When you're ready, here's part 3.Part 3: The call of the cowbell
With my son's cancer vanquished, I again turned my attention to Greenfire: What next?
I leafed through notes from dozens of programs I'd presented at conferences and meetings. These kinds of sessions were my marketing bread-and-butter. Not only did they provide my audiences with practical information they could use immediately, they gave us a chance to get acquainted.
And they were fun--people had a great time and learned a lot. Evaluations practically vibrated with excitement: So inspiring! Best session of the conference! Empowering! Life-changing! Even better were the notes I received long after, notes telling me how they'd used what they learned, how they'd overcome a major roadblock to achieve something they never believed possible.
I attributed the glowing reviews to my presentation style--or maybe my value system. I'd been in too many conference sessions where the presenters droned through the text of their latest research paper or mumbled their way through the canned graphics and text heavy slides of a PowerPoint presentation--with the lights down low, guaranteeing that the most ardent student would zone out by slide three.
My presentations were interactive from the beginning. Maybe it's residual ADHD, maybe it's some other innate internal restlessness, maybe it's my own experience as a learner and especially as a writer, but I wanted people to have the chance to try new things, to have the space and time to experiment and explore. I try to provide just enough information, followed by a suggestion of something to try--and then we're off and running, inventing and sharing in the safe space of like-minded souls.
About half of my presentations were on marketing, half on creativity, with a smattering on writing. I knew I didn't want to do marketing workshops any more. I didn't think I wanted to teach just creativity, either, despite my fascination with it. Creativity, it seemed to me, was a fundamental human trait that supported our endeavors, but it was the
application of creativity--to story-making, in particular--that was important.
This wasn't a shift in how I view the creative process of, for example, visual arts versus writing, but a shift toward what I live and breathe, often without conscious awareness: the drive, the desire to create stories that make a difference--no matter how you define "story," no matter how you define "difference" or to whom the difference happens.
With that philosophy and a belief in the power of learning-by-doing, I created more short workshop-style programs. Not long after, in 2004,
Karin Hostetter of Interpret This and I combined forces to create a full-day interpretive writing workshop for
NAI's Region 7. Region 7 is a long skinny strip of geography with scattered towns. Our members had been asking for comprehensive training in writing, and no one had the time or budget to travel to Denver. So instead of trying to gather everyone in one place for a regional conference, we decided to take the conference, in the form of a writing workshop, on the road.

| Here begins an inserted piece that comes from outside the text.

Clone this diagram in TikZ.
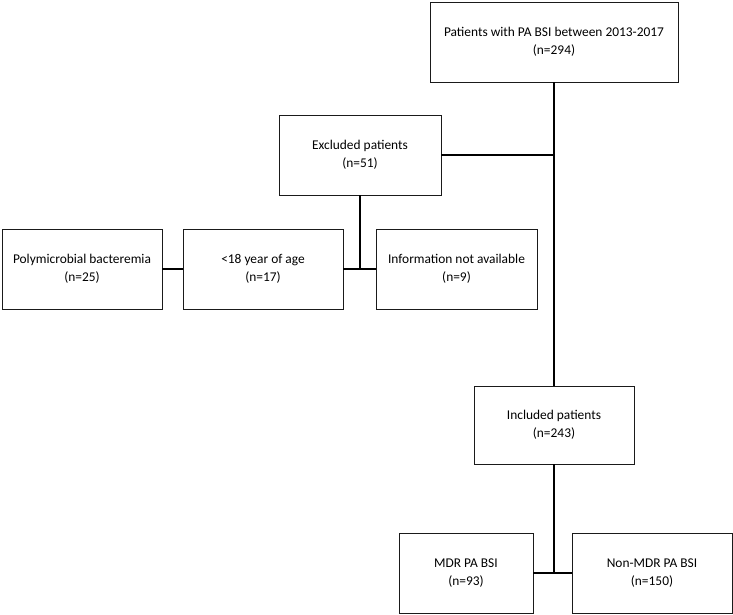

That's where the cowbell comes in.
There's a writing exercise called "object writing" that's been around in assorted variations for a long time. A lot of interpretive training programs, including NAI's certification workshops for trainers and guides, use a version of it to teach the concepts of tangibles, intangibles, and universals used in interpretive theme development. I use it partly for that, but also for showing how objects carry story (you can read about that
here). Karin and I agreed that for our writing workshop, we wanted an object that was distinctive, durable, and easy to carry.
We picked a cowbell.
Or rather, Karin picked a cowbell. Turns out, her dad collected cowbells, all the way from teeny tiny ones to massive bells reminiscent of temple bells that use a swinging log as a clapper.
Karin had great memories and lots of stories about growing up with cowbells. The only thing I knew about cowbells was that they clanged, plus a faint recollection that they were involved in a Saturday Night Live sketch with Christopher Walken.
Sometimes, when you know practically nothing, you discover the best stories.
I own two cowbells now, one smallish, one medium-sized. The medium-sized one is the size I think of when someone says "cowbell." They carry the stories of the adventure I had finding them (did you know that cowbells used as musical instruments don't have clappers?). They carry the stories I found as I researched the history of cowbells (the first case presented in the first court of record in Western New York dealt with the theft of a cowbell), the manufacturing methods (ancient China), their use in popular culture (including the Saturday Night Live sketch). They carry my favorite story, the one that still gives me goosebumps, that I tell every time I teach, which is about people escaping Nazi Germany by walking across the Alps, cowbells hanging from their necks, because a cowbell dangling from a walking person's neck clangs exactly the same way as a cowbell dangling from a cow's neck, and the soldiers were hunting people, not chasing cows.
When I first clanged the cowbell in a workshop, I winced at how loud it was. It sounded much louder, much more intrusive, than it had back home, in the safety of my spare room office. The workshop participants looked a little alarmed. There was some self-conscious laughter. I wondered if the cowbells were a bad idea.
But we survived, and I discovered that the shock of the bell's clang served another purpose: it fractured the polite wait-til-someone-else-goes-first reluctance. It cracked open memories of being called to supper and struggling in school and waking to Reveille. It crashed through comfort zones and clattered into a miracle of stories.